2009年10月22日 | Weblog
ある大学教授が自宅を開放し、
知的障害者と自給自足の集団生活をしておられた。

ある秋のこと一人の男が、仕事がしたいと言ってきたので、
教授は考えた末、
男に稲穂に寄ってくるスズメを追い払う仕事をしてもらった。

男は田んぼの畦に、
案山子(かかし)の様に両手を広げて立っていたという。

何日かして、隣の老婆が先生の所に飛んできた。
「先生!来て下さい」
「何ですか?」

教授の手を引っ張って田んぼに来た老婆は、
「あれをご覧なさい!やっぱり馬鹿は馬鹿じゃ!…どうしようもない人間じゃ!」

見ると男は田んぼの中に案山子のように立っているが、
男の頭にはカラスが止まり、
広げた両手の上には何羽かのスズメが止まり、
稲穂との間を行ったり来たりしている。

老婆は笑い転げたながら…「案山子にもならん!」

老婆が振り向くと、
教授は大地にひれ伏して男を拝んでいた。
「先生何しとるんじゃ!」

呼びかけられた先生は、
目に一杯の涙をためて
「おばあさん!あんたの目には、あの男がどうしょうもない馬鹿としか見えんかい。

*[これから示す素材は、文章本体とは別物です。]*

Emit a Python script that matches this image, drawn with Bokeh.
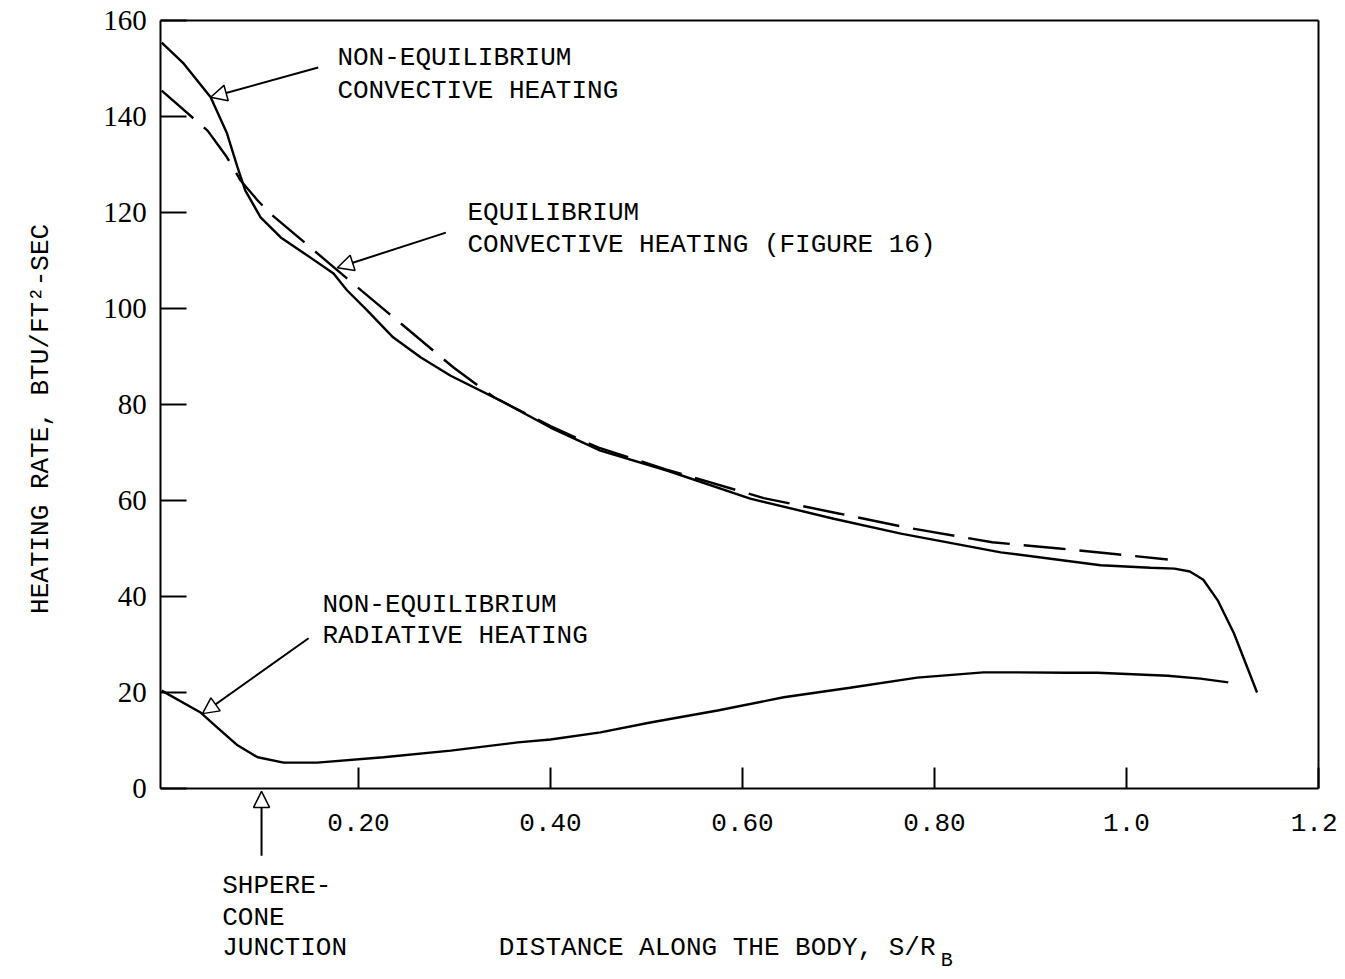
from bokeh.plotting import figure
from bokeh.models import Arrow, NormalHead, Label, FixedTicker, Range1d, LinearAxis
from bokeh.embed import file_html
from bokeh.resources import INLINE

# ---- data ----
ne_conv_x = [-0.005, 0.018, 0.046, 0.063, 0.074, 0.082, 0.098, 0.119, 0.150, 0.174,
             0.188, 0.209, 0.236, 0.265, 0.296, 0.348, 0.400, 0.452, 0.522, 0.608,
             0.695, 0.765, 0.869, 0.973, 1.025, 1.050, 1.066, 1.080, 1.095, 1.112, 1.136]
ne_conv_y = [155.4, 151.0, 144.0, 136.5, 129.4, 124.6, 119.0, 114.8, 110.6, 107.3,
             103.8, 99.6, 94.0, 89.8, 86.0, 80.8, 75.2, 70.4, 66.2, 60.4,
             56.2, 53.1, 49.2, 46.5, 46.0, 45.8, 45.2, 43.5, 39.2, 32.3, 20.0]

eq_conv_x = [-0.005, 0.015, 0.043, 0.063, 0.077, 0.095, 0.108, 0.150, 0.199, 0.244,
             0.299, 0.341, 0.400, 0.450, 0.520, 0.622, 0.700, 0.770, 0.860, 0.930,
             0.990, 1.043]
eq_conv_y = [145.4, 141.9, 137.0, 131.5, 126.7, 122.5, 119.8, 112.7, 104.4, 96.9,
             87.7, 81.5, 75.5, 71.0, 66.5, 60.5, 57.3, 54.4, 51.3, 50.0,
             48.8, 47.7]

ne_rad_x = [-0.005, 0.035, 0.053, 0.074, 0.095, 0.122, 0.157, 0.226, 0.296, 0.366,
            0.400, 0.452, 0.504, 0.574, 0.643, 0.712, 0.782, 0.851, 0.886, 0.939,
            0.970, 1.043, 1.077, 1.106]
ne_rad_y = [20.4, 15.9, 12.7, 9.0, 6.5, 5.4, 5.4, 6.5, 7.9, 9.6,
            10.2, 11.7, 13.75, 16.25, 19.0, 21.0, 23.1, 24.2, 24.2, 24.1,
            24.1, 23.5, 22.9, 22.1]

x_ticks = [0.2, 0.4, 0.6, 0.8, 1.0, 1.2]
x_tick_labels = ["0.20", "0.40", "0.60", "0.80", "1.0", "1.2"]
y_ticks = [0, 20, 40, 60, 80, 100, 120, 140, 160]

X_LO, X_HI = -0.006, 1.2
Y_LO, Y_HI = 0, 160

MONO = "Liberation Mono"
SERIF = "Liberation Serif"
FS = "26px"

# whole canvas is the frame so that texts below/left of the box are not clipped
p = figure(width=1337, height=971, output_backend="svg", toolbar_location=None,
           x_range=Range1d(-0.17292, 1.21979), y_range=Range1d(-38.125, 164.1667),
           x_axis_location=None, y_axis_location=None,
           min_border_left=0, min_border_right=0, min_border_top=0,
           min_border_bottom=0)
p.background_fill_color = "white"
p.border_fill_color = "white"
p.outline_line_color = None
for g in p.grid:
    g.visible = False


def style_axis(ax):
    ax.axis_line_color = "black"
    ax.axis_line_width = 2
    ax.major_tick_line_color = "black"
    ax.major_tick_line_width = 2
    ax.major_tick_out = 0
    ax.minor_tick_line_color = None
    ax.major_label_text_color = "black"
    ax.major_label_text_font_size = FS
    ax.major_label_text_font_style = "normal"


xaxis = LinearAxis(fixed_location=Y_LO, bounds=(X_LO, X_HI),
                   ticker=FixedTicker(ticks=x_ticks),
                   major_label_overrides=dict(zip(x_ticks, x_tick_labels)))
style_axis(xaxis)
xaxis.major_tick_in = 21
xaxis.major_label_text_font = MONO
xaxis.major_label_standoff = 25
p.add_layout(xaxis, "below")

yaxis = LinearAxis(fixed_location=X_LO, bounds=(Y_LO, Y_HI),
                   ticker=FixedTicker(ticks=y_ticks))
style_axis(yaxis)
yaxis.major_tick_in = 26
yaxis.major_label_text_font = SERIF
yaxis.major_label_text_font_size = "29px"
yaxis.major_label_standoff = 14
p.add_layout(yaxis, "left")

# top and right edges of the box
top = LinearAxis(fixed_location=Y_HI, bounds=(X_LO, X_HI), ticker=FixedTicker(ticks=[]))
style_axis(top)
top.major_tick_line_color = None
p.add_layout(top, "above")
right = LinearAxis(fixed_location=X_HI, bounds=(Y_LO, Y_HI), ticker=FixedTicker(ticks=[]))
style_axis(right)
right.major_tick_line_color = None
p.add_layout(right, "right")

p.line(ne_conv_x, ne_conv_y, line_color="black", line_width=2.4)
p.line(eq_conv_x, eq_conv_y, line_color="black", line_width=2.4, line_dash="42 14")
p.line(ne_rad_x, ne_rad_y, line_color="black", line_width=2.4)


def arrow(xs, ys, xe, ye):
    p.add_layout(Arrow(end=NormalHead(size=16, fill_color="white", line_color="black",
                                      line_width=1.5),
                       x_start=xs, y_start=ys, x_end=xe, y_end=ye,
                       line_color="black", line_width=2))


arrow(0.158, 150.2, 0.046, 144.0)
arrow(0.291, 115.8, 0.178, 108.5)
arrow(0.148, 31.3, 0.0375, 15.6)
arrow(0.099, -14.0, 0.099, -0.6)


def label(x, y, text, size=FS, angle=0.0, align="left"):
    p.add_layout(Label(x=x, y=y, text=text, text_font=MONO, text_font_size=size,
                       text_color="black", text_baseline="middle", text_align=align,
                       angle=angle))


label(0.178, 152.1, "NON-EQUILIBRIUM")
label(0.178, 145.4, "CONVECTIVE HEATING")
label(0.3135, 119.8, "EQUILIBRIUM")
label(0.3135, 113.3, "CONVECTIVE HEATING (FIGURE 16)")
label(0.1625, 38.3, "NON-EQUILIBRIUM")
label(0.1625, 31.7, "RADIATIVE HEATING")
label(0.058, -20.4, "SHPERE-")
label(0.058, -26.9, "CONE")
label(0.058, -33.3, "JUNCTION")
label(0.346, -33.3, "DISTANCE ALONG THE BODY, S/R")
label(0.8065, -35.9, "B", size="20px")
label(-0.131, 77.0, "HEATING RATE, BTU/FT\u00b2-SEC", angle=1.5708, align="center")

open("out.html", "w").write(file_html(p, INLINE))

この私の目にはなァ…あの方が尊くて尊くてなァ…」

「先生それはどういう事じゃ」

「おばあさん!あの男にはカラスもスズメも気を許して寄り付いて来ますのじゃ…私なら足音を聞いただけでも怖くて逃げていきますじゃろうに…この私など足元にも及びませんわい…」
            以上
[私見]
私もこの教授と同じでスズメも足音を聞いただけで逃げて行ってしまうでしょう。この男に無心というか無我というか尊い世界を教えられる。